Neal Hopeful “Recalcitrants” Won’t Knock Congress Off Course
By Chris Lisinski, State House News Service
DEC. 12, 2023…..One of the top Massachusetts Democrats in Congress sees “broad support” for action this week to support Ukraine, Israel and Taiwan and to strengthen the nation’s borders, but political sparring might suffocate any consensus.
Congressman Richard Neal told business leaders Monday that he hopes this week in Washington, D.C. will be “the last session until January.” Representatives and senators face a jam-packed agenda, with negotiations ongoing over a supplemental funding proposal President Joe Biden filed and talks underway about the latest annual national security package.
Neal said lawmakers “are going to have to reauthorize” the National Defense Authorization Act, or NDAA, a compromise $886 billion version of which emerged from negotiations last week. He called the bill “a big deal,” noting that its bottom line has nearly tripled since he joined Congress in 1989.
Biden also asked for $105 billion in October to steer more aid to Ukraine and Israel, counter China’s influence, and boost shelter funding amid an influx of migrants.
“I hope the package that we will develop this week will be aid for Ukraine. We need to stand with Ukraine against this punitive invasion,” Neal said at a breakfast hosted by the New England Council, drawing applause. “The president has proposed $14 billion for Israel, our fast ally. What China is doing in the South China Sea — we need to come to the aid of Taiwan as well.”
The Springfield Democrat added that both he and Biden are “open to a border negotiation,” an issue that Republicans in Congress have repeatedly hammered with calls for substantial policy changes.
“We need a process and a plan and legislation. The current chaos that we’re witnessing cannot be sustained,” Neal said. “The president has said, look, I’m open to giving you a serious plan, and we can undertake it.”
“I think those four parts of this legislation could be done this week if people would come together and understand that this is going to be a very important part of not only Joe Biden’s legislative achievement, but a congressional legislative achievement. There’s broad support for what I’ve just described,” he added. “We just need to get it to the floor and get it passed, instead of what’s happened, where you have more and more of the recalcitrants on both sides who then use the opportunity to say something didn’t happen to politically promote themselves.

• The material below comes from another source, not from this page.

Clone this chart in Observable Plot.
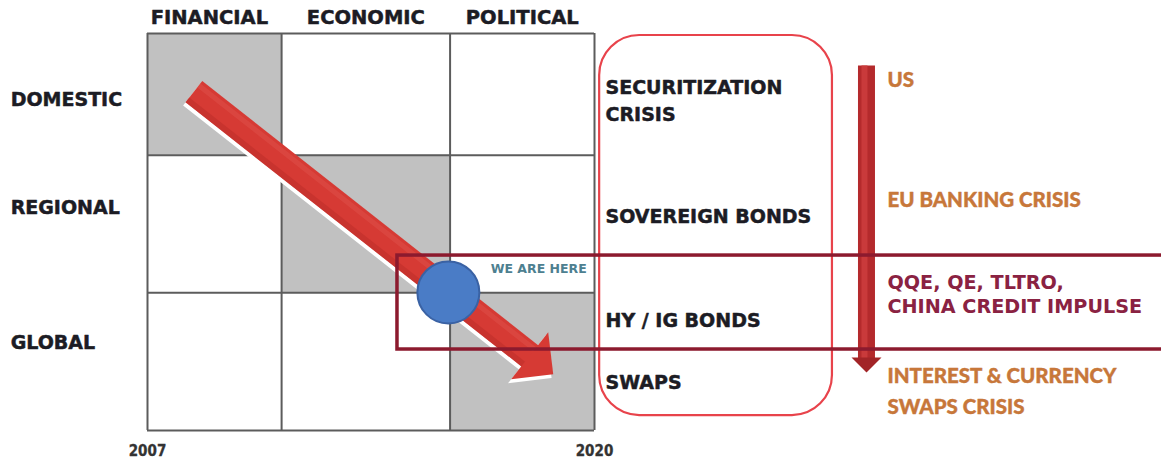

Well, it didn’t happen largely because they want to make sure it didn’t happen, because better to have the argument ongoing for their own purposes than it is to try to find the solutions I’ve just described.”
Ukraine President Volodymyr Zelenskyy is set to meet with Biden on Tuesday and speak with lawmakers, according to NBC News, which described “growing GOP skepticism about providing more financial and military support for Ukraine in its war against Russia.”
Biden’s supplemental funding package also includes money to fund the nation’s response to a sharp rise in migrants.
Several states have faced an unprecedented increase in migrant arrivals, and Massachusetts is alone in being required under state law to offer shelter placement to eligible families, prompting hundreds of millions of dollars in expenses. Unable to keep up with demand, the Healey administration this fall implemented a cap of 7,500 families, shifting other eligible shelter-seekers onto a waitlist.
Neal and his colleagues in the Massachusetts delegation appealed to the Biden administration last week to increase federal funding for the Shelter and Services Program (SSP) and to more equitably distribute it between border states and “interior states.”
“SSP funds are vital to support states encountering large numbers of migrants who need humanitarian assistance. However, the $1.4 billion requested in the supplemental will not cover the high expenses states are currently encountering, especially interior states,” they wrote in a letter to Homeland Security Secretary Alejandro Mayorkas and FEMA Administrator Deanne Caswell. “Massachusetts only received about $2 million dollars in funding from the program this year. As of August, Massachusetts was spending more than $45 million a month to house, feed, and provide necessary medical services to migrant families. Therefore, the $1.4 billion supplemental request is a fraction of the collective need of our state, interior states, and border communities.”
During his Boston event hosted by the New England Council, Neal also touched on his support for expansion of the child tax credit, decades of missed opportunities on infrastructure funding, and the “need to address the issue of antisemitism in America.”
He called for action to better regulate the use of artificial intelligence tools that have grown increasingly popular.
“This will be the incubator on the East Coast, Massachusetts, as well as what’s happening in Silicon Valley. I think the Europeans are ahead of us on this. Regulation of AI is going to be really important,” Neal said. “Nobody’s talking about shutting down free speech, nobody’s talking about changing a forum, but we need to know what it is that we’re embracing. We need to know the consequences of what artificial intelligence is going to do, and I’m hoping we can do it short of a sledgehammer but perhaps more than a butter knife.”